With this revised definition, we can simplify our modified derivative to:
Be $p\in S$. We now say $S$ is differentiable in $p$ if for every sequence $(p_n)$ that converges to $p$, the sequence $s_n=s(p_n,p)$ converges to the same value $s$. The value $s$ is then called the derivative of $S$ in $p$.
Note that there's no explicit mention of $x$ left in this derivative.
Now how would you define the derivative function? Well, obviously it would be
$$S' = \{(p,s): s \text{ is the derivative of } S \text{ in } p\}$$
Note that it is no longer a function from $\mathbb R$ to $\mathbb R$, but from $S$ to $\mathbb R\mathrm P^1$ (the latter being the standard notation for the real projective line).
A: In the most basic sense a derivative is thought of as a rate of change in one variable in terms of another.  Thus one variable is a function of the other.
Ex.  If $x^2 + y^2 = c$ we can for find at any point the rate of change of x in terms of y by making x a localized function of y at that point.  

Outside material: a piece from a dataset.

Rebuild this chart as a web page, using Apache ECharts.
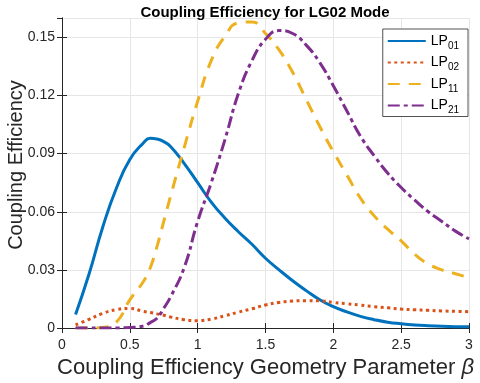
<!DOCTYPE html>
<html>
<head>
<meta charset="utf-8">
<script src="https://cdn.jsdelivr.net/npm/echarts@6/dist/echarts.min.js"></script>
<style>
  html, body { margin: 0; padding: 0; background: #fff; }
  #chart { width: 480px; height: 383px; }
</style>
</head>
<body>
<div id="chart"></div>
<script>
// beta values (x) and coupling efficiency per mode
const beta = [0.1, 0.2, 0.3, 0.4, 0.5, 0.6, 0.65, 0.7, 0.75, 0.8, 0.9, 1.0,
              1.1, 1.2, 1.3, 1.4, 1.5, 1.6, 1.7, 1.8, 1.9, 2.0,
              2.1, 2.2, 2.3, 2.4, 2.5, 2.6, 2.7, 2.8, 2.9, 3.0];

const lp01 = [0.007, 0.028, 0.052, 0.072, 0.087, 0.0955, 0.0979, 0.0976, 0.0962, 0.0937, 0.085, 0.075,
              0.065, 0.0568, 0.0497, 0.0432, 0.036, 0.030, 0.0244, 0.0193, 0.0146, 0.011,
              0.0083, 0.006, 0.0043, 0.003, 0.0022, 0.0016, 0.0012, 0.0009, 0.0007, 0.0006];

const lp02 = [0.0016, 0.0045, 0.0075, 0.0095, 0.0101, 0.0086, 0.008, 0.0073, 0.0066, 0.0057, 0.0043, 0.0038,
              0.0046, 0.0063, 0.0082, 0.0099, 0.0119, 0.0132, 0.0139, 0.0141, 0.014, 0.0132,
              0.0125, 0.0118, 0.011, 0.0104, 0.0098, 0.0094, 0.0091, 0.0088, 0.0086, 0.0084];

const lp11 = [0, 0, 0.0003, 0.003, 0.0145, 0.024, 0.031, 0.042, 0.055, 0.068, 0.093, 0.117,
              0.138, 0.1505, 0.1575, 0.158, 0.152, 0.1435, 0.132, 0.118, 0.104, 0.091,
              0.079, 0.067, 0.058, 0.051, 0.045, 0.038, 0.033, 0.030, 0.028, 0.026];

const lp21 = [0, 0, 0, 0, 0.0003, 0.001, 0.0028, 0.005, 0.0102, 0.016, 0.031, 0.055,
              0.075, 0.097, 0.121, 0.138, 0.149, 0.1535, 0.152, 0.146, 0.137, 0.125,
              0.112, 0.099, 0.089, 0.080, 0.0725, 0.066, 0.060, 0.055, 0.050, 0.046];

const modeNames = ['LP01', 'LP02', 'LP11', 'LP21'];
const xTicks = [0, 3, 0.5];
const yTicks = [0, 0.16, 0.03];

const chart = echarts.init(document.getElementById('chart'));
const font = 'Liberation Sans, Arial, Helvetica, sans-serif';
const axisColor = '#262626';

const pairs = (ys) => beta.map((b, i) => [b, ys[i]]);

const mkSeries = (name, ys, color, type) => ({
    name: name,
    type: 'line',
    data: pairs(ys),
    smooth: 0.5,
    symbol: 'none',
    lineStyle: { color: color, width: 3, type: type, cap: 'butt' },
    itemStyle: { color: color }
});

const boxAxis = {
    show: true,
    axisLine: { show: true, lineStyle: { color: axisColor, width: 1 } },
    axisTick: { show: true, inside: true, length: 5, lineStyle: { color: axisColor } },
    axisLabel: { show: false },
    splitLine: { show: false }
};

const option = {
    animation: false,
    backgroundColor: '#fff',
    title: {
        text: 'Coupling Efficiency for LG02 Mode',
        left: 260, top: 0, textAlign: 'center',
        textStyle: { fontFamily: font, fontSize: 15, fontWeight: 'bold', color: '#000' }
    },
    grid: { left: 62, right: 11, top: 18, bottom: 55, outerBoundsMode: 'none' },
    legend: {
        data: modeNames,
        orient: 'vertical',
        right: 12, top: 29,
        itemWidth: 38, itemHeight: 10,
        itemGap: 1.5, itemTextGap: 3,
        padding: [2, 9, 1, 4],
        backgroundColor: '#fff',
        borderColor: axisColor, borderWidth: 0.8,
        itemStyle: { opacity: 0 },
        formatter: (n) => '{a|LP}{s|' + n.slice(2) + '}',
        textStyle: {
            color: '#000', fontFamily: font,
            rich: {
                a: { fontSize: 14, fontFamily: font, color: '#000', lineHeight: 18 },
                s: { fontSize: 10, fontFamily: font, color: '#000', padding: [10, 0, 0, 0], lineHeight: 18 }
            }
        }
    },
    xAxis: [{
        type: 'value', min: xTicks[0], max: xTicks[1], interval: xTicks[2],
        name: 'Coupling Efficiency Geometry Parameter {b|β}',
        nameLocation: 'middle', nameGap: 29, nameMoveOverlap: false,
        nameTextStyle: {
            fontFamily: font, fontSize: 22, color: axisColor,
            rich: { b: { fontFamily: font, fontSize: 22, fontStyle: 'italic', color: axisColor } }
        },
        axisLine: { lineStyle: { color: axisColor } },
        axisTick: { inside: true, length: 5, lineStyle: { color: axisColor } },
        axisLabel: { fontFamily: font, fontSize: 14, color: axisColor, margin: 10 },
        splitLine: { show: true, lineStyle: { color: '#e6e6e6', width: 1 } }
    }, Object.assign({ type: 'value', position: 'top', min: xTicks[0], max: xTicks[1], interval: xTicks[2] }, boxAxis)],
    yAxis: [{
        type: 'value', min: yTicks[0], max: yTicks[1], interval: yTicks[2],
        name: 'Coupling Efficiency',
        nameLocation: 'middle', nameGap: 36, nameMoveOverlap: false,
        nameTextStyle: { fontFamily: font, fontSize: 20, color: axisColor, padding: [0, 0, 0, 16] },
        axisLine: { show: true, lineStyle: { color: axisColor } },
        axisTick: { show: true, inside: true, length: 5, lineStyle: { color: axisColor } },
        axisLabel: { fontFamily: font, fontSize: 14, color: axisColor, margin: 7, showMaxLabel: false },
        splitLine: { show: true, lineStyle: { color: '#e6e6e6', width: 1 } }
    }, Object.assign({ type: 'value', position: 'right', min: yTicks[0], max: yTicks[1], interval: yTicks[2] }, boxAxis)],
    series: [
        mkSeries(modeNames[0], lp01, '#0072BD', 'solid'),
        mkSeries(modeNames[1], lp02, '#D95319', [3, 3.5]),
        mkSeries(modeNames[2], lp11, '#EDB120', [12, 9]),
        mkSeries(modeNames[3], lp21, '#7E2F8E', [12, 4, 4, 4])
    ]
};

chart.setOption(option);
</script>
</body>
</html>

The obvious question is what if it isn't localizably functionable.  Say the set is all $x,Y$ such that $x^2 + y^2 \le 4$.  What could a derivative at point (0, 3/2) mean for example?  Well, it doesn't really mean anything unless there are further conditions. (Which there can be.) 
A: In analysis there is a notion of a "derived set", which is the set of all limit points of another set. The prime notation for derivatives is often used for derived sets, but the connection between derived sets and derivatives of functions is superficial. The only meaningful relationship between the two is that both involve deriving a new object from another object of the same kind in such a way that the new object provides some interesting information about the original object.